Я часто слышу жалобы и стоны бывших эмигрантов, которых никто не убивал и не уводил по ночам в невероятные тюрьмы двадцатого века, но я не затыкаю ушей, потому что узнала, как горек эмигрантский хлеб на чужбине. Узнала я это в Грузии. У моих современников был выбор – чужой хлеб на чужбине или собственное смертное причастие. Ни одна из этих возможностей не является «меньшим злом». Зло меньшим или большим не бывает, потому что оно есть зло. Только в России все же говорят по-русски, а это великое благо.

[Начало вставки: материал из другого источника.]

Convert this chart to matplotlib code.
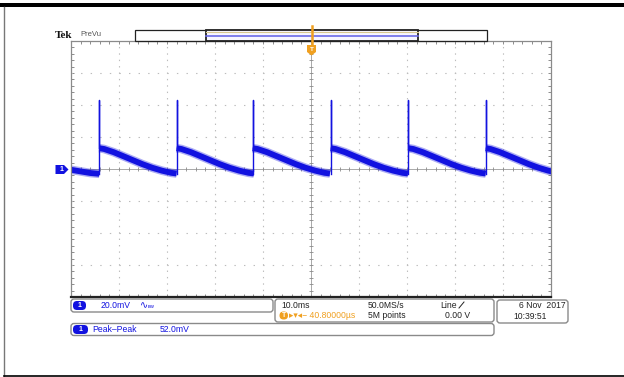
import numpy as np
import matplotlib.pyplot as plt
from matplotlib.patches import FancyBboxPatch, Rectangle, Polygon
from matplotlib.ticker import MultipleLocator

plt.rcParams['font.family'] = ['Liberation Sans', 'DejaVu Sans']
plt.rcParams['lines.scale_dashes'] = False

# Scope settings: 10.0 ms/div, 20.0 mV/div, 10 x 8 divisions
time_per_div = 10.0
volts_per_div = 20.0

# Channel 1 ripple (ms, mV)
spike_times = [5.9, 22.0, 37.85, 54.1, 70.3, 86.4]
spike_peaks = [43.0, 43.0, 43.0, 43.0, 43.0, 43.0]
lead_t = [0.0, 2.0, 4.0, 5.9]
lead_mv = [-0.5, -1.5, -2.5, -3.0]
ramp_t = [0.0, 1.0, 3.0, 5.0, 7.0, 9.0, 11.0, 13.0, 15.0, 16.1]
ramp_mv = [13.0, 12.5, 10.5, 8.0, 5.5, 3.0, 0.8, -1.0, -2.4, -2.8]

BLUE = '#1212e0'
ORANGE = '#f0a020'
GREY = '#8a8a8a'

fig = plt.figure(figsize=(6.24, 3.77), dpi=100)
fig.patch.set_facecolor('white')

# graticule
ax = fig.add_axes([71 / 624, 1 - 297 / 377, 480 / 624, 256 / 377])
ax.set_xlim(0, 10 * time_per_div)
ax.set_ylim(-4 * volts_per_div, 4 * volts_per_div)
ax.xaxis.set_major_locator(MultipleLocator(time_per_div))
ax.yaxis.set_major_locator(MultipleLocator(volts_per_div))
ax.xaxis.set_minor_locator(MultipleLocator(time_per_div / 5))
ax.yaxis.set_minor_locator(MultipleLocator(volts_per_div / 5))
ax.tick_params(which='both', direction='in', length=2.5, width=0.6,
               color='#7a7a7a', top=True, right=True,
               labelbottom=False, labelleft=False)
for x in np.arange(time_per_div, 100, time_per_div):
    if x != 50:
        ax.axvline(x, color='#bcbcbc', lw=0.8, dashes=(1, 3.6))
for y in np.arange(-60, 61, volts_per_div):
    if y != 0:
        ax.axhline(y, color='#bcbcbc', lw=0.8, dashes=(1, 5.9))
ax.axhline(0, color='#9a9a9a', lw=0.6)
ax.axvline(50, color='#9a9a9a', lw=0.6)
minor_x = np.arange(0, 101, time_per_div / 5)
minor_y = np.arange(-80, 81, volts_per_div / 5)
ax.plot(minor_x, np.zeros_like(minor_x), ls='none', marker='|', ms=3.5,
        mew=0.6, color='#8a8a8a')
ax.plot(np.full_like(minor_y, 50), minor_y, ls='none', marker='_', ms=3.5,
        mew=0.6, color='#8a8a8a')
for side in ['left', 'right', 'top']:
    ax.spines[side].set_color(GREY)
    ax.spines[side].set_linewidth(0.9)
ax.spines['bottom'].set_color('#222222')
ax.spines['bottom'].set_linewidth(1.6)

# waveform: noisy ramps drawn as a thick band with a soft fringe,
# spikes as thin lines
ax.plot(lead_t, lead_mv, color=BLUE, lw=6.2, alpha=0.35, solid_capstyle='butt')
ax.plot(lead_t, lead_mv, color=BLUE, lw=4.2, solid_capstyle='butt')
for s, peak in zip(spike_times, spike_peaks):
    t = [s + r for r in ramp_t]
    ax.plot(t, ramp_mv, color=BLUE, lw=6.2, alpha=0.35, solid_capstyle='butt')
    ax.plot(t, ramp_mv, color=BLUE, lw=4.2, solid_capstyle='butt')
    ax.plot([s, s, s], [lead_mv[-1], peak, ramp_mv[0]], color=BLUE, lw=1.0)

# overlay in pixel units for the instrument chrome
ov = fig.add_axes([0, 0, 1, 1], zorder=5)
ov.set_xlim(0, 624)
ov.set_ylim(377, 0)
ov.axis('off')
ov.patch.set_alpha(0)

ov.add_patch(Rectangle((0, 3.3), 624, 3.6, color='black', lw=0))
ov.plot([4, 4], [7, 376], color='#777777', lw=1)
ov.plot([4, 624], [376, 376], color='black', lw=1.2)

ov.text(55, 35.5, 'Tek', fontsize=8, fontweight='bold',
        family='Liberation Serif', va='center', ha='left', color='#111111')
ov.text(80, 35, 'PreVu', fontsize=5.5, va='center', ha='left', color='#555555')

# record view bar
ov.add_patch(Rectangle((135, 30), 352, 10.5, fill=False, ec='#222222', lw=0.9))
ov.add_patch(Rectangle((206, 30), 212, 10.5, fc='#f6f6ff', ec='#222222', lw=1.3))
ov.plot([206, 418], [32.3, 32.3], color='#d8c890', lw=0.8)
ov.plot([206, 418], [35.5, 35.5], color='#6a6ae8', lw=1.2)

# trigger position marker
ov.plot([311.5, 311.5], [26, 46], color=ORANGE, lw=1.8)
ov.add_patch(Polygon([(307, 45), (316, 45), (316, 52), (311.5, 55.5), (307, 52)],
                     closed=True, color=ORANGE, lw=0))
ov.text(311.5, 49.5, 'T', fontsize=4.5, color='white', ha='center',
        va='center', fontweight='bold')

# channel 1 ground marker
ov.add_patch(Polygon([(55.5, 165), (64, 165), (68.5, 169.5), (64, 174), (55.5, 174)],
                     closed=True, color=BLUE, lw=0))
ov.text(61, 169.7, '1', fontsize=5, color='white', ha='center', va='center',
        fontweight='bold')


def box(x0, y0, x1, y1):
    ov.add_patch(FancyBboxPatch((x0, y0), x1 - x0, y1 - y0,
                                boxstyle='round,pad=0,rounding_size=3',
                                fc='white', ec=GREY, lw=1))


def pill(x0, y0, x1, y1, color, label):
    ov.add_patch(FancyBboxPatch((x0, y0), x1 - x0, y1 - y0,
                                boxstyle='round,pad=0,rounding_size=4',
                                fc=color, ec='none'))
    ov.text((x0 + x1) / 2, (y0 + y1) / 2 + 0.3, label, fontsize=5,
            color='white', ha='center', va='center', fontweight='bold')


fs = 6.2
box(71, 299, 273, 312)
box(275, 299, 494, 322)
box(497, 300, 568, 323)
box(71, 323.5, 494, 335.5)

pill(73, 301, 86, 310, BLUE, '1')
ov.text(101, 305.5, '20.0mV', fontsize=fs, color=BLUE, va='center')
ov.text(140, 305.5, '\u223f', fontsize=7, color=BLUE, va='center')
ov.text(148, 307, 'ʙᴡ', fontsize=4, color=BLUE, va='center')

ov.text(281, 305, '10.0ms', fontsize=fs, color='#222222', va='center')
ov.text(368, 305, '50.0MS/s', fontsize=fs, color='#222222', va='center')
ov.text(440, 305, 'Line', fontsize=fs, color='#222222', va='center')
ov.plot([459, 464], [308, 302], color='#222222', lw=0.7)
pill(279.5, 311.5, 288, 319.5, ORANGE, 'T')
ov.text(289, 315.5, '\u25b8\u25be\u25c2\u2212 40.80000\u00b5s', fontsize=fs,
        color=ORANGE, va='center')
ov.text(368, 315.5, '5M points', fontsize=fs, color='#222222', va='center')
ov.text(470, 315.5, '0.00 V', fontsize=fs, color='#222222', va='center', ha='right')

ov.text(566, 305.5, '6 Nov  2017', fontsize=fs, color='#222222', va='center',
        ha='right')
ov.text(513, 316.5, '10:39:51', fontsize=fs, color='#222222', va='center')

pill(73, 325, 88, 334, BLUE, '1')
ov.text(92, 329.5, 'Peak\u2013Peak', fontsize=fs, color=BLUE, va='center')
ov.text(160, 329.5, '52.0mV', fontsize=fs, color=BLUE, va='center')

fig.savefig('out.png', dpi=100)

Не случайно в статье, написанной по пути в Москву, Мандельштам написал дифирамб русскому языку, который был для него родным. Он вернулся в края, где говорят по-русски, и остро почувствовал власть родного языка.
К несчастью, все мы узнали ту степень разъединения, когда людей, говорящих на одном языке, нельзя объединить словом «мы». Есть степень разъединенности, когда люди уже не могут понять друг друга. Больше у Мандельштама не было «мы». Даже говоря о нас двоих, он употреблял не «мы», а «мы с тобой»: «Мы с тобой на кухне посидим» и «Куда как страшно нам с тобой»… Равноправное «мы» – союз «мужей», куда входила одна женщина, распался с гибелью Гумилева, и с ним остался только непрекращающийся воображаемый разговор.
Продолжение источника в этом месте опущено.